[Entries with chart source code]
BEGIN

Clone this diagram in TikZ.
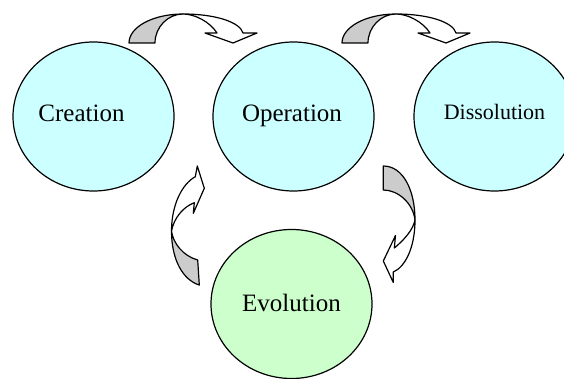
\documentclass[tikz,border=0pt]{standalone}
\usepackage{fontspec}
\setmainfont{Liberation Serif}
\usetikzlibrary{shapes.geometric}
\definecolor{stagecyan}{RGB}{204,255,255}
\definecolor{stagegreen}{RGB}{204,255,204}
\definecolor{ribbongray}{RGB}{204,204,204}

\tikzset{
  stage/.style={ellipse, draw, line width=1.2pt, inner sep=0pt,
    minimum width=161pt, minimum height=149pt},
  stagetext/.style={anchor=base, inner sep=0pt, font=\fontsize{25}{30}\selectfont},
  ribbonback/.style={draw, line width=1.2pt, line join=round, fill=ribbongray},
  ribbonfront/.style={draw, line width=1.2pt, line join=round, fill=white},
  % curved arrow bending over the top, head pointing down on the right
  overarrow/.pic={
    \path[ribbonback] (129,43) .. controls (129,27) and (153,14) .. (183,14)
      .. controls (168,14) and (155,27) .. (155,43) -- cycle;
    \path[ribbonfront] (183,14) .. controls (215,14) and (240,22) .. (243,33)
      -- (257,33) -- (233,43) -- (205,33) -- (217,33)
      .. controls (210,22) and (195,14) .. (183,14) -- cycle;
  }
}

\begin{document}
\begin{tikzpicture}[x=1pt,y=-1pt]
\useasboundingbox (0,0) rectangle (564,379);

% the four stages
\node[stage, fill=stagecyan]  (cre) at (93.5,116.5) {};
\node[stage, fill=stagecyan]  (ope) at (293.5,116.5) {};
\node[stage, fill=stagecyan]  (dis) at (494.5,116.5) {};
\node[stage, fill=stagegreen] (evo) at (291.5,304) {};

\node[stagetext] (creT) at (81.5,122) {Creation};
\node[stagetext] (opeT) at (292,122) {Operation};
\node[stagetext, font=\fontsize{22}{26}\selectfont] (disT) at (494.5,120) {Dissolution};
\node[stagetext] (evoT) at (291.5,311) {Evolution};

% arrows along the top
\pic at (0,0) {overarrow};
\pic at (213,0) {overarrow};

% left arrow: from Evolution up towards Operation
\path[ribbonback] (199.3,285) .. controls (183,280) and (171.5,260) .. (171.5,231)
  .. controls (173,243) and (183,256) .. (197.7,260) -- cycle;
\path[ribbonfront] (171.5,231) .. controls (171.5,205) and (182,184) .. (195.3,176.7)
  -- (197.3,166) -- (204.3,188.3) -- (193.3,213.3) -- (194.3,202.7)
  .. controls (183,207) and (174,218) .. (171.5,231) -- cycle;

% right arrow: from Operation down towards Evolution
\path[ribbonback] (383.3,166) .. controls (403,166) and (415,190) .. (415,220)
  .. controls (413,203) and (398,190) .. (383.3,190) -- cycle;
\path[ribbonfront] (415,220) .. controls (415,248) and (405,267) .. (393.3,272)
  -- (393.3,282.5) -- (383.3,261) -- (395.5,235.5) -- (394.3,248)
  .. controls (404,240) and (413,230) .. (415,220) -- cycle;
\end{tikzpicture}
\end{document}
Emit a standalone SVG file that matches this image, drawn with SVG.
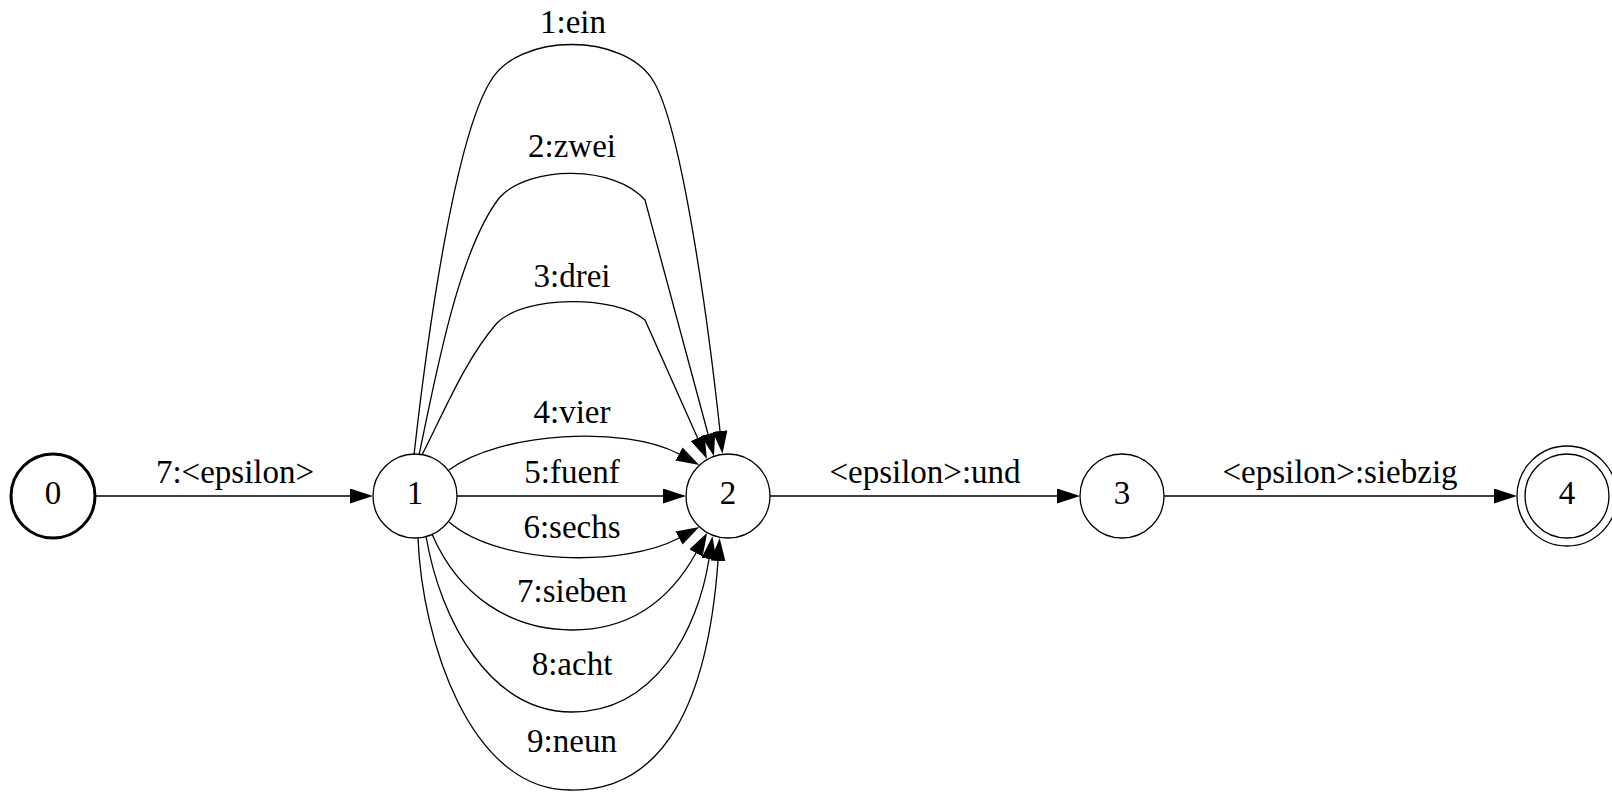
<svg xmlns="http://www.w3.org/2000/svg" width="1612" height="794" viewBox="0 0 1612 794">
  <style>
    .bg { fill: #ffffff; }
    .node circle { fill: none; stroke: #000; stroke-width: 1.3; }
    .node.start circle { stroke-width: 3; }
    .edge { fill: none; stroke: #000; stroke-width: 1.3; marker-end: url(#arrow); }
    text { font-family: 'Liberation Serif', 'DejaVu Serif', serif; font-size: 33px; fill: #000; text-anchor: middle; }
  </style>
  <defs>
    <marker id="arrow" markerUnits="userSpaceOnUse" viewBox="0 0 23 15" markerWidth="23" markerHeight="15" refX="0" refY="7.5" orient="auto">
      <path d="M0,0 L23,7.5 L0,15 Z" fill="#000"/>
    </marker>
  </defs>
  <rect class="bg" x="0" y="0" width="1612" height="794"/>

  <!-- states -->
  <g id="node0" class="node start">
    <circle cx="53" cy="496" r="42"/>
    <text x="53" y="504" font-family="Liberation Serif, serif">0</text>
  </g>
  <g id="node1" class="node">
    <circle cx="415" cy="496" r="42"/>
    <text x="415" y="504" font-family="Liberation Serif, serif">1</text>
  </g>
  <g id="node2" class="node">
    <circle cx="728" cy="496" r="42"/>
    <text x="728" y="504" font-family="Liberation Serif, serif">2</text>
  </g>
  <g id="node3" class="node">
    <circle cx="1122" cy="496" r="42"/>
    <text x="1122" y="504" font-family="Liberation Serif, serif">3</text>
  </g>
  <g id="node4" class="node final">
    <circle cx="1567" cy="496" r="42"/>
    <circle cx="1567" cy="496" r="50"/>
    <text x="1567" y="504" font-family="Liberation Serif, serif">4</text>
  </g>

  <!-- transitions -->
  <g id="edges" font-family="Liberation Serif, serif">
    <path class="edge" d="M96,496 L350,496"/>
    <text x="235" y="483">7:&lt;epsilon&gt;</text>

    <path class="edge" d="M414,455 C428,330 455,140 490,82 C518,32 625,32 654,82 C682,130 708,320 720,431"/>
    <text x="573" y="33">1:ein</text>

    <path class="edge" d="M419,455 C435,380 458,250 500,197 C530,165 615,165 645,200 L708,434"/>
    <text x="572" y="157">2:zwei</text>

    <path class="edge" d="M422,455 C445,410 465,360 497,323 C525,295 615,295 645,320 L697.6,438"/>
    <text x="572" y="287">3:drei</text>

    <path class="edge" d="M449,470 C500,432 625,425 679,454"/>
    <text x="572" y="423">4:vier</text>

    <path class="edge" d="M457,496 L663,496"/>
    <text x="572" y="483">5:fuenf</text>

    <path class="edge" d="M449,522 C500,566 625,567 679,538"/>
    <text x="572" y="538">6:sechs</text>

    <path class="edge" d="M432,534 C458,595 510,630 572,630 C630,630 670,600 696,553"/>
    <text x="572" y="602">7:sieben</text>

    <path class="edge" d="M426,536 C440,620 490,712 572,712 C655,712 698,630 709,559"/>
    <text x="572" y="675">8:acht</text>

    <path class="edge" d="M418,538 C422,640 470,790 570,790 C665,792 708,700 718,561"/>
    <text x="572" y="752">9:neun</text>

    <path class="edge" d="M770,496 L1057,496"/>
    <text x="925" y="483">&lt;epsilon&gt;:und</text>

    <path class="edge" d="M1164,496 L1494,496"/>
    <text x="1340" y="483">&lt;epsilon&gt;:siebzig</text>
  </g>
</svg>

END
BEGIN

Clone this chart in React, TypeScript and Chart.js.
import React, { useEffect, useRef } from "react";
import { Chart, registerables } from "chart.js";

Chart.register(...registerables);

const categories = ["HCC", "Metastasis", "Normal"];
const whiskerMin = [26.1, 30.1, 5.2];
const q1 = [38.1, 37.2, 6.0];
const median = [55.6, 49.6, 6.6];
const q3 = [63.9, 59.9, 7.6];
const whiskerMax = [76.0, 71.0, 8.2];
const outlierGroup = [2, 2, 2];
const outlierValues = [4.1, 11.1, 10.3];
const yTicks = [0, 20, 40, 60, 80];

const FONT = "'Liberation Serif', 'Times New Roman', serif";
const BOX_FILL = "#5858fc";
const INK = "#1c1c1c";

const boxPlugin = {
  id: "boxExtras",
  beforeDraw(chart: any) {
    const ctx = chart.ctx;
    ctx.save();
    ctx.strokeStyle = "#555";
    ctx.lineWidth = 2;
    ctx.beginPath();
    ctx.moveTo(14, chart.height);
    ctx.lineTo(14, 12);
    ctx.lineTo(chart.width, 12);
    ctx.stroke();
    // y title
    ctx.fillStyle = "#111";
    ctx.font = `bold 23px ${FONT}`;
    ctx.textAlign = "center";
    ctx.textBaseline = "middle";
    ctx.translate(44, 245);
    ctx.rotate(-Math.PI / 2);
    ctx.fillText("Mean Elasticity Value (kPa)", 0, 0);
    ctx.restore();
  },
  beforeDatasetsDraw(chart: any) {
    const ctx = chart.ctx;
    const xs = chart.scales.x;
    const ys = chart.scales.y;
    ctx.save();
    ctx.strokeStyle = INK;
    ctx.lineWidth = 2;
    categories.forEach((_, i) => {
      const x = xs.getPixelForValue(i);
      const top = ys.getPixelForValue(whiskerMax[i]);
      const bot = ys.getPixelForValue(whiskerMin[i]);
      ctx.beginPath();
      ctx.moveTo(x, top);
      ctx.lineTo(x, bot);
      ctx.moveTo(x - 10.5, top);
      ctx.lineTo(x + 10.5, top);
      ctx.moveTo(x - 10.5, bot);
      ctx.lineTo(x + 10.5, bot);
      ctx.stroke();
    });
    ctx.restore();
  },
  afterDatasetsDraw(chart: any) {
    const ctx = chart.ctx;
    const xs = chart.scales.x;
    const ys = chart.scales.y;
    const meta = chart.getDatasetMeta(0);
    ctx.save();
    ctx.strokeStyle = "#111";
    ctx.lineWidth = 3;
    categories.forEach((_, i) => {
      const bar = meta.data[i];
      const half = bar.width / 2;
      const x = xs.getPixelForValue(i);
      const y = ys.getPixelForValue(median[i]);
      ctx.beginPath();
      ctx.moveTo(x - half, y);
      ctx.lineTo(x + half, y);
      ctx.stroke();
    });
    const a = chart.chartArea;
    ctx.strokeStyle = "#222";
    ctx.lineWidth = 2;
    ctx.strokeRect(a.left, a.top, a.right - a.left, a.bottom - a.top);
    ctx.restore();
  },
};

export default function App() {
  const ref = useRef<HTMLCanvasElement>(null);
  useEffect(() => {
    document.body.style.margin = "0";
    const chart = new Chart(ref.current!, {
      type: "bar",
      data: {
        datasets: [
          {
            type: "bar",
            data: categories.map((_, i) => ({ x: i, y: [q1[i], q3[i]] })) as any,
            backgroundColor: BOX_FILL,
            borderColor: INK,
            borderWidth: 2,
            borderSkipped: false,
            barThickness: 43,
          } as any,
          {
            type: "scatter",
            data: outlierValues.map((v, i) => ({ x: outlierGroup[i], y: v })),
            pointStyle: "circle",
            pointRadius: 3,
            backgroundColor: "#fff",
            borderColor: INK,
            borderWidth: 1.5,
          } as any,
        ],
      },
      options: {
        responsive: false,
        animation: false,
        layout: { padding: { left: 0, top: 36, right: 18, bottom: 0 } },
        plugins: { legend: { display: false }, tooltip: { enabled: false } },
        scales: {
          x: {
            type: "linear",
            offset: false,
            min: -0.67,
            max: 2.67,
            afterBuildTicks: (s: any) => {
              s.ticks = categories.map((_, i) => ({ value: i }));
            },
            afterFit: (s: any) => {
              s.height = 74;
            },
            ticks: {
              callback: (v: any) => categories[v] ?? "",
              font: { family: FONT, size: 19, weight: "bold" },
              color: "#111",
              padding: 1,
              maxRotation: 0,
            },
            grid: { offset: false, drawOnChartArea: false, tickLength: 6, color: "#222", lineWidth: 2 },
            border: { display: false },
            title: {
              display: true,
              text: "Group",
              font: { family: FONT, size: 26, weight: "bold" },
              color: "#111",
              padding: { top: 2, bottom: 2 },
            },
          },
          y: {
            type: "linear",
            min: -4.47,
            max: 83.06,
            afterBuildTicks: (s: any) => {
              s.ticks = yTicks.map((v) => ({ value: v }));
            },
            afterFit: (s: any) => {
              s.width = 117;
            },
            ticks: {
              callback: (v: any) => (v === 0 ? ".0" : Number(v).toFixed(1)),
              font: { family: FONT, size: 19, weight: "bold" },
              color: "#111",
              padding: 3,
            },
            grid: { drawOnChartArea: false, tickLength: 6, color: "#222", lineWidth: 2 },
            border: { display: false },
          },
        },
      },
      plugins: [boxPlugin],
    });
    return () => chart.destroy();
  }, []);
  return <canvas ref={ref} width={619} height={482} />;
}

END

WHAT THE TASK REQUIRES: Each line above that holds the string "this" should be copied and shown.

WRITTEN ANSWER:
Clone this diagram in TikZ.
Emit a standalone SVG file that matches this image, drawn with SVG.
Clone this chart in React, TypeScript and Chart.js.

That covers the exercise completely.